While there is growing recognition that the crisis in Libya has entered a final and decisive phase, enormous challenges remain to be met as fighting continues in many parts of the country, including Tripoli, Sirte and Sabha.
“Lives continue to be lost. The destruction of property and livelihoods has been tragically heavy,” he said. “There are widespread shortages of fuel, food and medical supplies, particularly in the Nafusa Mountains and Tripoli. Reports on the ground suggest that the water supply to the capital and surrounding region may be in danger, putting approximately three million people, or more, at risk.”
After the video conference Mr. Ban told reporters all participants agreed that the international community must come together with an effective, well-coordinated programme of action, with the UN playing “an essential coordinating role,” although it is up to the Libyan people to determine their future.

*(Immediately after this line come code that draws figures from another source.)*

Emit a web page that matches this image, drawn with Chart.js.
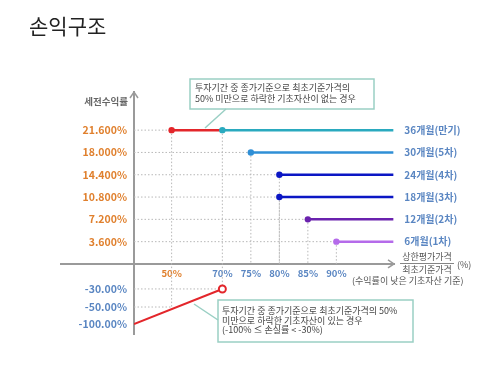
<!DOCTYPE html>
<html>
<head>
<meta charset="utf-8">
<script src="https://cdn.jsdelivr.net/npm/chart.js@4.4.1/dist/chart.umd.min.js"></script>
<style>
  html, body { margin: 0; padding: 0; background: #fff; }
</style>
</head>
<body>
<canvas id="chart" width="504" height="366"></canvas>
<script>
// ---- data ----
const periodLabels = ['36개월(만기)', '30개월(5차)', '24개월(4차)', '18개월(3차)', '12개월(2차)', '6개월(1차)'];
const couponRates = [21.6, 18.0, 14.4, 10.8, 7.2, 3.6];    // 세전수익률 (%)
const exerciseLevels = [70, 75, 80, 80, 85, 90];          // 상환평가가격 / 최초기준가격 (%)
const priceTicks = [50, 70, 75, 80, 85, 90];
const lossTicks = [-30, -50, -100];
const knockInLevel = 50;
const knockInLoss = -50;
const lossPrices = [0, 70];
const lossRates = [-100, -30];
const priceMax = 100;

const fontFamily = "'Noto Sans CJK KR', 'Noto Sans', sans-serif";
const orange = '#E0802E';
const steel = '#5A86C2';
const red = '#E3262B';
const axisGrey = '#9a9a9a';
const guideGrey = '#b8b8b8';
const lineColors = ['#2AAABF', '#2F8FD6', '#0B16C4', '#0B16C4', '#6A22AE', '#B56BEA'];

// the picture squeezes both axes: 0-50-70 compressed on x, losses compressed on y
function xPos(p) {
  if (p >= 70) return 3.1 + (p - 70) / 5;
  if (p >= 50) return 1.32 + (p - 50) / 20 * 1.78;
  return p / 50 * 1.32;
}
function yPos(r) {
  if (r >= 0) return r / 3.6;
  if (r >= -30) return r / 30 * 1.12;
  if (r >= -50) return -1.12 + (r + 30) / 20 * 0.81;
  return -1.93 + (r + 50) / 50 * 0.76;
}
const pt = (p, r) => ({ x: xPos(p), y: yPos(r) });

const guide = (a, b) => ({
  data: [a, b], borderColor: guideGrey, borderWidth: 1, borderDash: [1.5, 2],
  pointRadius: 0, order: 10
});

const datasets = [];
couponRates.forEach((r, i) => {
  const lvl = exerciseLevels[i];
  if (i === 0) {
    datasets.push(guide(pt(0, r), pt(knockInLevel, r)));
    datasets.push(guide(pt(knockInLevel, r), pt(knockInLevel, knockInLoss)));
    datasets.push(guide(pt(lvl, r), pt(lvl, lossRates[1])));
  } else {
    datasets.push(guide(pt(0, r), pt(lvl, r)));
    datasets.push(guide(pt(lvl, r), pt(lvl, 0)));
  }
});
datasets.push(guide(pt(0, lossRates[1]), pt(lossPrices[1], lossRates[1])));
datasets.push(guide(pt(0, knockInLoss), pt(knockInLevel, knockInLoss)));

couponRates.forEach((r, i) => {
  datasets.push({
    data: [pt(exerciseLevels[i], r), pt(priceMax, r)],
    borderColor: lineColors[i], borderWidth: 2.5,
    pointRadius: [3.2, 0], pointBackgroundColor: lineColors[i], pointBorderWidth: 0,
    order: 5
  });
});
// no knock-in case at maturity
datasets.push({
  data: [pt(knockInLevel, couponRates[0]), pt(exerciseLevels[0], couponRates[0])],
  borderColor: red, borderWidth: 2.5,
  pointRadius: [3.2, 0], pointBackgroundColor: red, pointBorderWidth: 0,
  order: 6
});
// knock-in loss line
datasets.push({
  data: lossPrices.map((p, i) => pt(p, lossRates[i])),
  borderColor: red, borderWidth: 2,
  pointRadius: [0, 3.5], pointBackgroundColor: '#fff', pointBorderColor: red, pointBorderWidth: 2,
  order: 1
});

const annotations = {
  id: 'annotations',
  afterDraw(chart) {
    const { ctx, chartArea, scales: { x, y } } = chart;
    const X = p => x.getPixelForValue(xPos(p));
    const Y = r => y.getPixelForValue(yPos(r));
    const ox = X(0), oy = Y(0);
    ctx.save();

    ctx.fillStyle = '#222';
    ctx.font = `21px ${fontFamily}`;
    ctx.textAlign = 'left';
    ctx.textBaseline = 'middle';
    ctx.fillText('손익구조', 29, 26);

    // x axis continues left of the y axis, plus arrow heads
    ctx.strokeStyle = axisGrey;
    ctx.lineWidth = 2;
    ctx.beginPath();
    ctx.moveTo(60, oy);
    ctx.lineTo(ox, oy);
    ctx.stroke();
    ctx.lineWidth = 1.5;
    ctx.beginPath();
    ctx.moveTo(ox - 4, chartArea.top + 6);
    ctx.lineTo(ox, chartArea.top);
    ctx.lineTo(ox + 4, chartArea.top + 6);
    ctx.moveTo(chartArea.right - 6, oy - 4);
    ctx.lineTo(chartArea.right, oy);
    ctx.lineTo(chartArea.right - 6, oy + 4);
    ctx.stroke();

    ctx.fillStyle = '#666';
    ctx.font = `bold 9.5px ${fontFamily}`;
    ctx.textAlign = 'right';
    ctx.fillText('세전수익률', ox - 6, 101);

    ctx.fillStyle = steel;
    ctx.font = `bold 10px ${fontFamily}`;
    ctx.textAlign = 'left';
    couponRates.forEach((r, i) => ctx.fillText(periodLabels[i], X(priceMax) + 11, Y(r)));

    // x axis caption
    ctx.fillStyle = '#555';
    ctx.font = `9px ${fontFamily}`;
    ctx.textAlign = 'center';
    ctx.fillText('상한평가가격', 427, 257);
    ctx.fillText('최초기준가격', 427, 270);
    ctx.strokeStyle = '#666';
    ctx.lineWidth = 0.8;
    ctx.beginPath();
    ctx.moveTo(400, 263.5);
    ctx.lineTo(454, 263.5);
    ctx.stroke();
    ctx.textAlign = 'left';
    ctx.fillText('(%)', 457, 265);
    ctx.fillText('(수익률이 낮은 기초자산 기준)', 352, 281);

    // callouts
    const boxColor = '#9ACFC4';
    ctx.strokeStyle = boxColor;
    ctx.lineWidth = 1.5;
    ctx.fillStyle = '#fff';
    ctx.fillRect(190, 79, 184, 30);
    ctx.strokeRect(190, 79, 184, 30);
    ctx.beginPath();
    ctx.moveTo(226, 109);
    ctx.lineTo(205, 128);
    ctx.stroke();

    ctx.fillRect(218, 300, 195, 42);
    ctx.strokeRect(218, 300, 195, 42);
    ctx.beginPath();
    ctx.moveTo(194, 304);
    ctx.lineTo(218, 320);
    ctx.stroke();

    ctx.fillStyle = '#444';
    ctx.font = `9px ${fontFamily}`;
    ctx.textAlign = 'left';
    ctx.fillText('투자기간 중 종가기준으로 최초기준가격의', 195, 88);
    ctx.fillText('50% 미만으로 하락한 기초자산이 없는 경우', 195, 99);
    ctx.fillText('투자기간 중 종가기준으로 최초기준가격의 50%', 222, 311);
    ctx.fillText('미만으로 하락한 기초자산이 있는 경우', 222, 320.5);
    ctx.fillText('(-100% ≤ 손실률 < -30%)', 222, 330);
    ctx.restore();
  }
};

new Chart(document.getElementById('chart'), {
  type: 'line',
  data: { datasets },
  options: {
    responsive: false,
    animation: false,
    layout: { padding: { left: 0, right: 110, top: 92, bottom: 32 } },
    elements: { line: { tension: 0 } },
    plugins: { legend: { display: false }, tooltip: { enabled: false } },
    scales: {
      x: {
        type: 'linear', min: 0, max: 9.123, position: { y: 0 },
        grid: { display: false, drawTicks: false },
        border: { display: true, color: axisGrey, width: 2 },
        afterBuildTicks: s => { s.ticks = priceTicks.map(p => ({ value: xPos(p) })); },
        ticks: {
          autoSkip: false, maxRotation: 0, padding: 4,
          font: { family: fontFamily, size: 9.5, weight: 'bold' },
          color: c => priceTicks[c.index] === knockInLevel ? orange : steel,
          callback: (v, i) => priceTicks[i] + '%'
        }
      },
      y: {
        type: 'linear', min: -3.14, max: 7.71, position: 'left',
        afterFit: s => { s.width = 134; },
        grid: { display: false, drawTicks: false },
        border: { display: true, color: axisGrey, width: 2 },
        afterBuildTicks: s => {
          s.ticks = couponRates.concat(lossTicks).map(r => ({ value: yPos(r) }));
        },
        ticks: {
          autoSkip: false, padding: 7,
          font: { family: fontFamily, size: 10.5, weight: 'bold' },
          color: c => c.index < couponRates.length ? orange : steel,
          callback: (v, i) => {
            const r = couponRates.concat(lossTicks)[i];
            return r >= 0 ? r.toFixed(3) + '%' : r.toFixed(2) + '%';
          }
        }
      }
    }
  },
  plugins: [annotations]
});
</script>
</body>
</html>
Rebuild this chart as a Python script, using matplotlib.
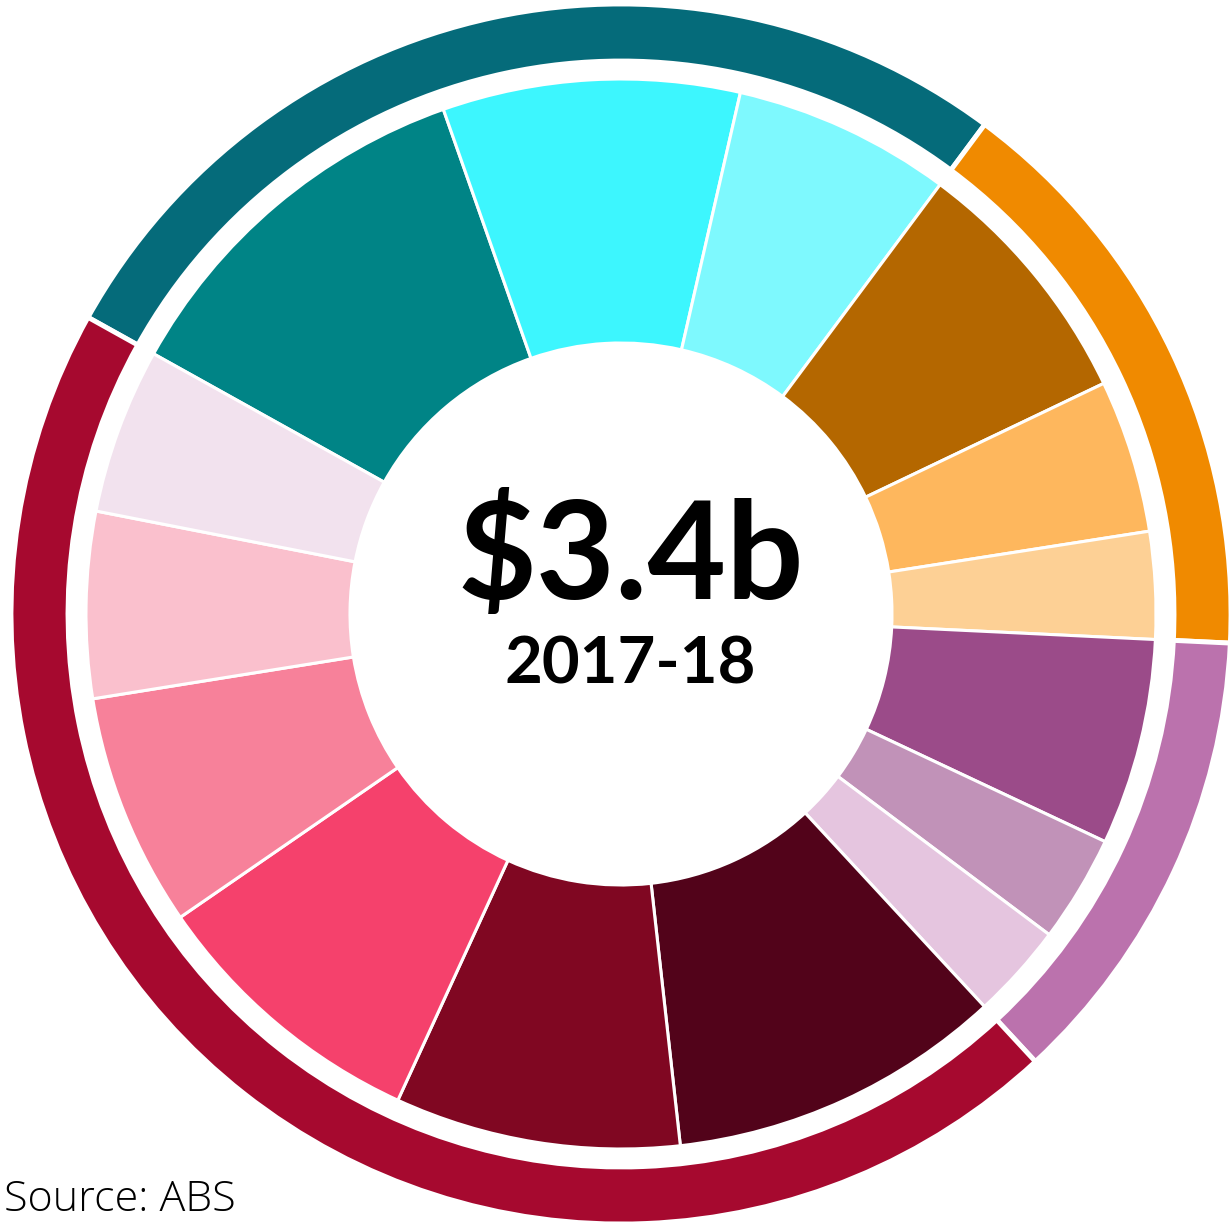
import matplotlib.pyplot as plt

# group totals (outer ring) and categories (inner ring), $m, 2017-18
groups = ["Teal", "Orange", "Purple", "Crimson"]
group_colors = ["#056b7a", "#f08a00", "#bb72ad", "#a6092f"]

cat_values = [392, 305, 224,
              263, 157, 110,
              212, 110, 98,
              344, 293, 291, 240, 191, 170]
cat_colors = ["#008486", "#3df6fe", "#7ef9fe",
              "#b46700", "#feb75d", "#fdd095",
              "#9b4b89", "#c192b8", "#e5c5df",
              "#52031a", "#800722", "#f5416c", "#f7819a", "#fac0cd", "#f2e2ee"]
group_sizes = [3, 3, 3, 6]

group_values = []
i = 0
for n in group_sizes:
    group_values.append(sum(cat_values[i:i + n]))
    i += n

total_label = "$3.4b"
year_label = "2017-18"

W, H = 1230, 1225
fig = plt.figure(figsize=(W / 100, H / 100), dpi=100)
ax = fig.add_axes([0, 0, 1, 1])

cx, cy = 621, H - 614
start = 150.9

# outer ring
ax.pie(group_values, colors=group_colors, radius=610, center=(cx, cy),
       startangle=start, counterclock=False,
       wedgeprops=dict(width=57, edgecolor="white", linewidth=3.5))
# inner ring
ax.pie(cat_values, colors=cat_colors, radius=535, center=(cx, cy),
       startangle=start, counterclock=False,
       wedgeprops=dict(width=264, edgecolor="white", linewidth=2.2))

ax.set_xlim(0, W)
ax.set_ylim(0, H)
ax.set_aspect("equal")
ax.axis("off")

ax.text(cx + 10, H - 558, total_label, ha="center", va="center",
        fontsize=98, fontweight="bold", family="Lato")
ax.text(cx + 9, H - 665, year_label, ha="center", va="center",
        fontsize=47, fontweight="bold", family="Lato")
ax.text(4, H - 1200, "Source: ABS", ha="left", va="center",
        fontsize=31, family="Open Sans", fontweight="light")

fig.savefig("out.png", dpi=100)
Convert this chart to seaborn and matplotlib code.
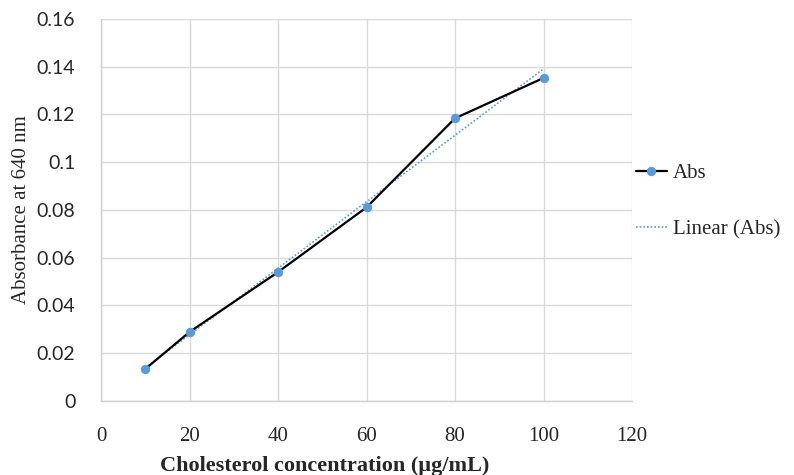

Meanwhile, Deputy Secretary-General Asha-Rose Migiro told the AU Peace and Security Council in Addis Ababa, Ethiopia, that the UN sees the AU as a key partner in helping Libya to rebuild. “When the United Nations and the African Union work together, we succeed,” she said.
She noted that there had been differences between the AU and other nations and regional organizations on the Libyan crisis, with some African States reportedly opposing the UN-backed bombing campaign by the North Atlantic Treaty Organization (NATO) to protect civilians from Mr. Qadhafi’s forces. “Now is the moment, however, to look to the future,” she said.
“Together, we must encourage the new leadership to undertake every effort to protect civilians and public institutions, to maintain law and order, and to promote national reconciliation and unity,” she added, calling for the establishment of a government that can deliver on its people’s hopes.